Eleanor & Park Chapter 8 Summary

Park

  • Park figures out Eleanor's been reading his comics on the bus, looking at them from the next seat. 
  • Park also realizes he's never seen hair as red as Eleanor's, or eyes so dark they were "almost like holes in her face" (8.4), which "might even be the best thing about her" (8.5), because it reminds him of Jean Grey from the X-Men comics. Maybe he's paying more attention to Eleanor than he realizes?
  • He still doesn't know what to say to Eleanor, because hello, awkward. Instead, he "held his comics open wider and turned the pages more slowly" (8.9).

Eleanor

  • When Eleanor gets home, her mom looks unusually tired and is in a bad mood; she makes all the kids go outside, Eleanor included.
  • Richie's Rottweiler is outside, named for his ex-wife Tonya. The dog's supposed to be vicious, but instead she's just sleepy.
  • Eleanor wants to take a bath before Richie gets home, but her mom doesn't let her. Eleanor seems stressed about Richie and the bathing situation, because the bathroom doesn't have a door. Yikes. 
  • It's cold, but Eleanor doesn't have a jacket—she doesn't own one. Ben, the oldest of her younger siblings, comments that when it gets too cold to play outside, Richie makes all the kids go to bed incredibly early.

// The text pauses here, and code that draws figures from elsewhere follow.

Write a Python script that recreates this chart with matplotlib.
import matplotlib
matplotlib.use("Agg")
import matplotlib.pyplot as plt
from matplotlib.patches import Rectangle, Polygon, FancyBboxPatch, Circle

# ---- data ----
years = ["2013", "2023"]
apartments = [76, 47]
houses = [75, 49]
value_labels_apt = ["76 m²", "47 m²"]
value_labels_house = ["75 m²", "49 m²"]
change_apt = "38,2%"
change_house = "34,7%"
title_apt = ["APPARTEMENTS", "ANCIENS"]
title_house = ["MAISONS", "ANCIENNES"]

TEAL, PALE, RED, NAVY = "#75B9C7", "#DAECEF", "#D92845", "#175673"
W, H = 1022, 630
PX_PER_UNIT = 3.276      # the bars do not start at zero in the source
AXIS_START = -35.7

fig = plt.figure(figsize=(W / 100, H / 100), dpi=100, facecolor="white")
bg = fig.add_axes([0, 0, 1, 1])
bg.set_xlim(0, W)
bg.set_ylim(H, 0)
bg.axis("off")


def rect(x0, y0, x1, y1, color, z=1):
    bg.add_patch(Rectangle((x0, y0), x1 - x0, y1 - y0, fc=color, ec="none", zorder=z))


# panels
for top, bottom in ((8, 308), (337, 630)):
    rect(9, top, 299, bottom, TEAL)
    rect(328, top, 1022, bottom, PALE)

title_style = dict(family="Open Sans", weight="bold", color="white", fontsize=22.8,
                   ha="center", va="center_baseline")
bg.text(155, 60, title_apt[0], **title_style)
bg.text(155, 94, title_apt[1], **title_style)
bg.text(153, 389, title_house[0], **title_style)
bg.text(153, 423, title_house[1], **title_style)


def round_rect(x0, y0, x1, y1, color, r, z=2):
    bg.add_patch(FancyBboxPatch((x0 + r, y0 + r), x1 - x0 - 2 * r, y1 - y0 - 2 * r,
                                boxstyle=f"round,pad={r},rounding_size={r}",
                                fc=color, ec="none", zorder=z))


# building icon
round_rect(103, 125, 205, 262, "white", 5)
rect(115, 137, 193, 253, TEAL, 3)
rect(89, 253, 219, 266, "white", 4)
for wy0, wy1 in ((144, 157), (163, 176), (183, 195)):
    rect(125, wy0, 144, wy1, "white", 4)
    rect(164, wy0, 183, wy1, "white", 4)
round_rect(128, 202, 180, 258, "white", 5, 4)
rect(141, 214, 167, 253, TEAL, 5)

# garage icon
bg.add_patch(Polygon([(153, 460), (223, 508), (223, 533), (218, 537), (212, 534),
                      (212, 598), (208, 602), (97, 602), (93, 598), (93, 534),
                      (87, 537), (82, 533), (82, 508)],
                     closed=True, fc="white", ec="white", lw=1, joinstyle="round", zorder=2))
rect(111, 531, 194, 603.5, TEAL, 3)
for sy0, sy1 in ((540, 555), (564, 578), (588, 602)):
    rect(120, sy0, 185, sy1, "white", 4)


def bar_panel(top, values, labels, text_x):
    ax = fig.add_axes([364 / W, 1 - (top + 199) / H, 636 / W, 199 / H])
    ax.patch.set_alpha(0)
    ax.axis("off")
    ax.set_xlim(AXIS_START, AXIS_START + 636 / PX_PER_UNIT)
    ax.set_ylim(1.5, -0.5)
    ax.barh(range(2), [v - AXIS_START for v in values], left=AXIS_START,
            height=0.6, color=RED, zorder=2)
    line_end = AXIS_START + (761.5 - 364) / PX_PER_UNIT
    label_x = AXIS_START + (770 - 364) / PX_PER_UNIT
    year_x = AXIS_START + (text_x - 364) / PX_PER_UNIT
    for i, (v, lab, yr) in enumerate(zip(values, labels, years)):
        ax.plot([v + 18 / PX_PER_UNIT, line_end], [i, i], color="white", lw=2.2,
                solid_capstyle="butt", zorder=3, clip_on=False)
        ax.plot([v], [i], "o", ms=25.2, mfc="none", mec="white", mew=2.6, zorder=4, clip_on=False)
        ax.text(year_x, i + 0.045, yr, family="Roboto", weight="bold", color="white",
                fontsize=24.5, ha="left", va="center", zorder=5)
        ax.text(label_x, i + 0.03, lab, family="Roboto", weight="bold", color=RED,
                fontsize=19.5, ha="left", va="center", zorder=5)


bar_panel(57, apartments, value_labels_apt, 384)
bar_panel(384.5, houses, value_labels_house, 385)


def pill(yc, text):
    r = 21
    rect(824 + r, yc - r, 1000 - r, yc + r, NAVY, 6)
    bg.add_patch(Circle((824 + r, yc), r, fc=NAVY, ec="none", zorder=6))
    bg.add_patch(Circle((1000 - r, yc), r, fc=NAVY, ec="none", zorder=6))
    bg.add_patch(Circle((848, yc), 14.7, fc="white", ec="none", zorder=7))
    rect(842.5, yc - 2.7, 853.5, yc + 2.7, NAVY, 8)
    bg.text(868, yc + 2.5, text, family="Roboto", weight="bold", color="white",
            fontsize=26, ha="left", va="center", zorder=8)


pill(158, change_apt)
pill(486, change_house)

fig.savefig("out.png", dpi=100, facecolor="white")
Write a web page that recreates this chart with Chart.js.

Eleanor asks Ben why he calls Richie "Dad," and Ben says, "I guess because he's married to Mom" (8.21).
  • Eleanor isn't sure what will happen when all the kids get older, because "there was no room in that house to be a teenager" (8.24).
  • Ben asks Eleanor what it was like to live with the other family—the Hickmans, we discover. "Terrible. Lonely. Better than here," Eleanor thinks, but just answers, "Okay" (8.32).
  • Turns out Eleanor was sent to stay with the Hickmans just for a few days, but a few days turned into a much longer stay. Her mom used to call her every day while she was there, but eventually the calls stopped. "It turned out that Richie hadn't paid the phone bill, and it got disconnected. But Eleanor didn't know that for a while" (8.42). Eleanor doesn't seem upset when she thinks about this, but we find it a pretty chilling, heartbreaking revelation.
  • Eleanor remembers overhearing conversations between the Hickmans about calling the state to get her. She "tried to be even less trouble" and "practiced being in a room without leaving any clues that she'd been there" (8.48). 
  • Ben tells her that he and the rest of the siblings all thought Eleanor was gone for good.